Il y a beaucoup d'autres explications plus poussées dans les livres qui font référence en matière de tournois de poker, comme ceux de Dan Harrington, ou encore la « bible » du poker de tournoi, Super/System de Doyle Brunson. Cependant, et malgré mes lectures et relectures de ces ouvrages, il m'aura fallu une conversation simple avec Bill Edler pour dépoussiérer mes idées sur les piles d'équations et statistiques enracinées sous mon crâne, et sous lequel dormait ce simple concept. Dans chaque tournoi il y a un moment ou votre survie dépend d'un décision à pile ou face, mais un joueur de talent se doit de maintenir son avantage en prenant ces décisions au bon moment, et dans les bonnes situations.
Source:
http://fr.pokernews.com/strategie/2009/6/strategie-tournoi-coin-flips-smith.htmEn gros, ca ne sert à rien de prendre les coin flip quand on a un gros avantage technique sur ses adversaires, surtout quand on est deep (vs autre deep ou semi-deep, là ca paraît logique) et préférer trouver de meilleurs spots, ce qui ne veut pas forcément dire avoir le temps d'attendre et jouer "serré", mais plutôt exploiter son "edge" preflop et/ou postflop (jouer de manière optimale) pour monter tranquillement son stack.

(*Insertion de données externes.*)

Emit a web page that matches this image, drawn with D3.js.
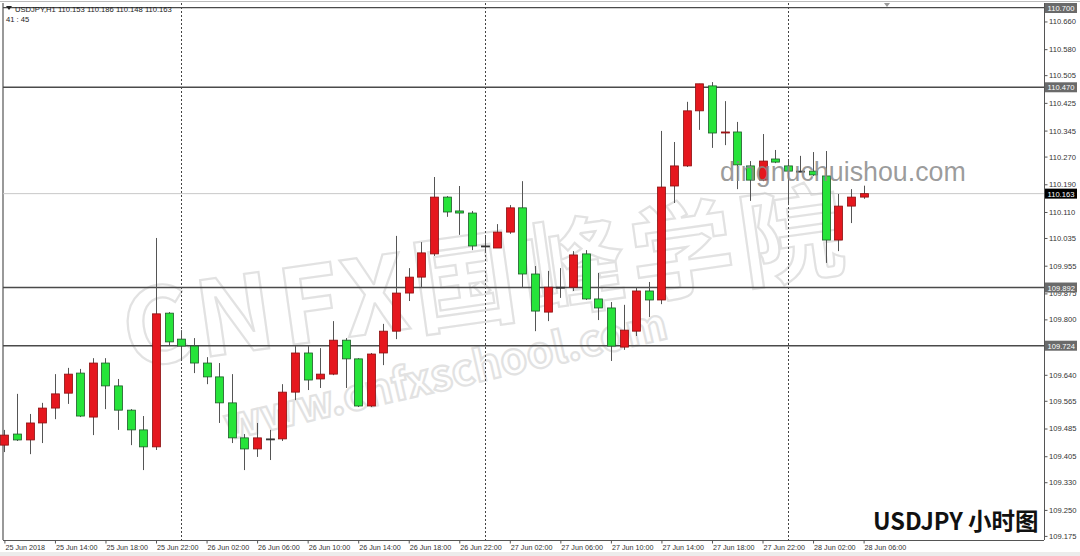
<!DOCTYPE html>
<html><head><meta charset="utf-8">
<script src="https://cdn.jsdelivr.net/npm/d3@7/dist/d3.min.js"></script>
<style>body{margin:0;background:#fff}svg{display:block}</style>
</head><body><svg id="c" width="1080" height="556"></svg>
<script>
// ---- data (USDJPY H1) ----
const opens  = [109.437,109.469,109.452,109.501,109.544,109.587,109.645,109.518,109.674,109.608,
                109.538,109.481,109.432,109.818,109.743,109.723,109.674,109.634,109.559,109.458,
                109.426,109.455,109.455,109.590,109.703,109.628,109.642,109.740,109.686,109.550,
                109.703,109.766,109.876,109.922,109.989,110.153,110.113,110.107,110.012,110.006,
                110.052,110.122,109.931,109.821,109.893,109.893,109.989,109.859,109.833,109.720,
                109.766,109.882,109.856,110.185,110.243,110.402,110.474,110.338,110.341,110.243,
                110.202,110.263,110.243,110.228,110.228,110.214,110.029,110.127,110.153];
const highs  = [109.481,109.585,109.527,109.559,109.642,109.660,109.657,109.688,109.688,109.628,
                109.541,109.521,110.035,109.821,109.769,109.746,109.691,109.674,109.642,109.469,
                109.501,109.481,109.613,109.723,109.723,109.717,109.795,109.746,109.688,109.703,
                109.787,110.041,109.948,110.023,110.211,110.156,110.185,110.113,110.038,110.075,
                110.130,110.199,109.954,109.940,109.948,109.997,110.000,109.934,109.850,109.842,
                109.893,109.908,110.344,110.312,110.428,110.480,110.485,110.430,110.370,110.257,
                110.335,110.289,110.260,110.272,110.283,110.286,110.162,110.176,110.186];
const lows   = [109.417,109.449,109.411,109.443,109.512,109.556,109.518,109.466,109.541,109.481,
                109.437,109.365,109.423,109.726,109.683,109.645,109.613,109.501,109.443,109.365,
                109.403,109.394,109.449,109.567,109.596,109.602,109.639,109.602,109.547,109.547,
                109.668,109.743,109.853,109.891,109.983,110.096,110.044,110.000,109.992,110.006,
                110.047,109.891,109.766,109.795,109.862,109.882,109.856,109.798,109.680,109.712,
                109.752,109.807,109.844,110.136,110.240,110.347,110.295,110.303,110.176,110.142,
                110.199,110.251,110.130,110.225,110.214,109.963,109.997,110.078,110.148];
const closes = [109.466,109.452,109.501,109.544,109.585,109.642,109.521,109.674,109.608,109.538,
                109.481,109.432,109.816,109.735,109.723,109.674,109.634,109.559,109.458,109.426,
                109.458,109.455,109.590,109.703,109.625,109.642,109.740,109.686,109.550,109.700,
                109.766,109.876,109.922,109.992,110.153,110.110,110.107,110.012,110.012,110.052,
                110.122,109.931,109.824,109.893,109.893,109.986,109.859,109.833,109.723,109.769,
                109.882,109.856,110.182,110.243,110.402,110.480,110.338,110.341,110.246,110.202,
                110.257,110.254,110.228,110.228,110.217,110.029,110.127,110.153,110.163];
const firstBar = new Date(2018, 5, 25, 10);
const lastBar  = new Date(2018, 5, 28, 6);
const barTimes = d3.timeHour.range(firstBar, new Date(2018, 5, 28, 7));

const priceTicks = [110.660,110.580,110.505,110.425,110.345,110.270,110.190,110.110,110.035,109.955,
                    109.875,109.800,109.640,109.565,109.485,109.405,109.330,109.250,109.175];
const levelLines = [110.700, 110.470, 109.892, 109.724];
const bidPrice = 110.163;
const timeTickDates = ["2018-06-25 10:00","2018-06-25 14:00","2018-06-25 18:00","2018-06-25 22:00",
  "2018-06-26 02:00","2018-06-26 06:00","2018-06-26 10:00","2018-06-26 14:00","2018-06-26 18:00",
  "2018-06-26 22:00","2018-06-27 02:00","2018-06-27 06:00","2018-06-27 10:00","2018-06-27 14:00",
  "2018-06-27 18:00","2018-06-27 22:00","2018-06-28 02:00","2018-06-28 06:00"];
const timeTickLabels = ["25 Jun 2018","25 Jun 14:00","25 Jun 18:00","25 Jun 22:00","26 Jun 02:00",
  "26 Jun 06:00","26 Jun 10:00","26 Jun 14:00","26 Jun 18:00","26 Jun 22:00","27 Jun 02:00",
  "27 Jun 06:00","27 Jun 10:00","27 Jun 14:00","27 Jun 18:00","27 Jun 22:00","28 Jun 02:00","28 Jun 06:00"];
const daySeparators = ["2018-06-26 00:00","2018-06-27 00:00","2018-06-28 00:00"];

// ---- layout ----
const svg = d3.select("#c");
const L = 3, R = 1044, T = 3, B = 540;
const parse = d3.timeParse("%Y-%m-%d %H:%M");
const x = d3.scaleTime().domain([firstBar, lastBar]).range([4.4, 863.6]);
const y = d3.scaleLinear().domain([109.175, 110.700]).range([535.9, 7.6]);
const FONT = "'Liberation Sans', Arial, sans-serif";
const RED = "#e5171e", GREEN = "#26e43a";

svg.append("rect").attr("width",1080).attr("height",556).attr("fill","#fff");
svg.append("rect").attr("x",0).attr("y",552).attr("width",1080).attr("height",4).attr("fill","#ececec");

// frame
svg.append("line").attr("x1",L).attr("x2",L).attr("y1",T).attr("y2",B).attr("stroke","#777").attr("stroke-width",1.5);
svg.append("line").attr("x1",0).attr("x2",1080).attr("y1",1.5).attr("y2",1.5).attr("stroke","#bbb").attr("stroke-width",1);
svg.append("line").attr("x1",R+0.5).attr("x2",R+0.5).attr("y1",T).attr("y2",B).attr("stroke","#555");
svg.append("line").attr("x1",L).attr("x2",R).attr("y1",B+0.5).attr("y2",B+0.5).attr("stroke","#555");
// shift marker
svg.append("path").attr("d","M884,3 L890,3 L887,7 Z").attr("fill","#999");

// watermark text (faint)
const wm = svg.append("g").attr("font-family","'Noto Sans CJK SC', sans-serif").attr("font-weight","bold")
  .attr("fill","none").attr("stroke","#e2e2e2").attr("stroke-width",2.2);
wm.append("text").attr("transform","translate(128,368) rotate(-8)").attr("font-size",104)
  .attr("letter-spacing",6).text("CNFX国峰学院");
wm.append("text").attr("transform","translate(228,440) rotate(-13)").attr("font-size",43).text("www.cnfxschool.com");

// day separators
svg.selectAll("line.sep").data(daySeparators).join("line").attr("class","sep")
  .attr("x1",d=>Math.round(x(parse(d)))+0.5).attr("x2",d=>Math.round(x(parse(d)))+0.5)
  .attr("y1",T).attr("y2",B).attr("stroke","#444").attr("stroke-dasharray","2,2");

// level lines
svg.selectAll("line.lvl").data(levelLines).join("line").attr("class","lvl")
  .attr("x1",L).attr("x2",R).attr("y1",d=>y(d)).attr("y2",d=>y(d))
  .attr("stroke","#4a4a4a").attr("stroke-width",1.4);
svg.append("line").attr("x1",L).attr("x2",R).attr("y1",y(bidPrice)).attr("y2",y(bidPrice))
  .attr("stroke","#c8c8c8").attr("stroke-width",1);

// candles
const bars = barTimes.map((t,i)=>({t,o:opens[i],h:highs[i],l:lows[i],c:closes[i]}));
const g = svg.append("g");
g.selectAll("line.wick").data(bars).join("line")
  .attr("x1",d=>Math.round(x(d.t))+0.5).attr("x2",d=>Math.round(x(d.t))+0.5)
  .attr("y1",d=>y(d.h)).attr("y2",d=>y(d.l)).attr("stroke","#555").attr("stroke-width",1);
g.selectAll("rect.body").data(bars).join("rect")
  .attr("x",d=>Math.round(x(d.t))-3.5).attr("width",8)
  .attr("y",d=>y(Math.max(d.o,d.c)))
  .attr("height",d=>Math.max(1,Math.abs(y(d.o)-y(d.c))))
  .attr("fill",d=>d.c>d.o?RED:(d.c<d.o?GREEN:"#333"))
  .attr("stroke",d=>d.c>d.o?"#8a1010":(d.c<d.o?"#1f5a2a":"#333")).attr("stroke-width",0.8);

// second watermark url
svg.append("text").attr("x",720).attr("y",181).attr("font-family","'Liberation Sans', Arial, sans-serif")
  .attr("font-size",26.8).attr("fill","#8a8a8a").attr("fill-opacity",0.85).text("dingnuchuishou.com");

// right axis
const ay = svg.append("g").attr("transform",`translate(${R+0.5},0)`)
  .call(d3.axisRight(y).tickValues(priceTicks).tickFormat(d3.format(".3f")).tickSize(3).tickPadding(1.5));
ay.select(".domain").remove();
ay.selectAll("line").attr("stroke","#555");
ay.selectAll("text").attr("font-family",FONT).attr("font-size",7.6).attr("fill","#333");

// highlighted price labels
const tags = levelLines.map(v=>({v,bg:"#6a6a6a"})).concat([{v:bidPrice,bg:"#000"}]);
const tg = svg.selectAll("g.tag").data(tags).join("g").attr("class","tag")
  .attr("transform",d=>`translate(${R+1},${Math.max(3,y(d.v)-5)})`);
tg.append("rect").attr("width",32).attr("height",10).attr("fill",d=>d.bg);
tg.append("text").attr("x",2.5).attr("y",8).attr("font-family",FONT).attr("font-size",7.6)
  .attr("fill","#fff").text(d=>d3.format(".3f")(d.v));

// bottom axis
const tDates = timeTickDates.map(parse);
const ax = svg.append("g").attr("transform",`translate(0,${B+0.5})`)
  .call(d3.axisBottom(x).tickValues(tDates).tickFormat((d,i)=>timeTickLabels[i]).tickSize(3).tickPadding(1));
ax.select(".domain").remove();
ax.selectAll("line").attr("stroke","#555");
ax.selectAll("text").attr("font-family",FONT).attr("font-size",7.2).attr("fill","#333")
  .attr("text-anchor","start").attr("dx",0.5);

// header
svg.append("path").attr("d","M6,6 L12,6 L9,10 Z").attr("fill","#222");
svg.append("text").attr("x",15).attr("y",12).attr("font-family",FONT).attr("font-size",7.6).attr("fill","#222")
  .text(`USDJPY,H1  ${d3.format(".3f")(opens[68])} ${d3.format(".3f")(highs[68])} ${d3.format(".3f")(lows[68])} ${d3.format(".3f")(closes[68])}`);
svg.append("text").attr("x",6).attr("y",22).attr("font-family",FONT).attr("font-size",7.6).attr("fill","#222").text("41 : 45");

// title box
svg.append("rect").attr("x",866).attr("y",503).attr("width",178).attr("height",34).attr("fill","#fff");
svg.append("text").attr("x",873).attr("y",530).attr("font-family","'Noto Sans CJK SC', sans-serif")
  .attr("font-weight","bold").attr("font-size",23.5).attr("fill","#111").text("USDJPY 小时图");
</script></body></html>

Même si l'équité en termes de jetons est positive dans l'exemple donné "AK vs 99", l'équité financière, elle, ne va pas augmenter de manière proportionnelle.
On le démontre aisément par des calculs d'ev$ en utilisant le modèle ICM, surtout lors des tables finales et Sit&Go, et modèle également applicable pour le calcul de deals.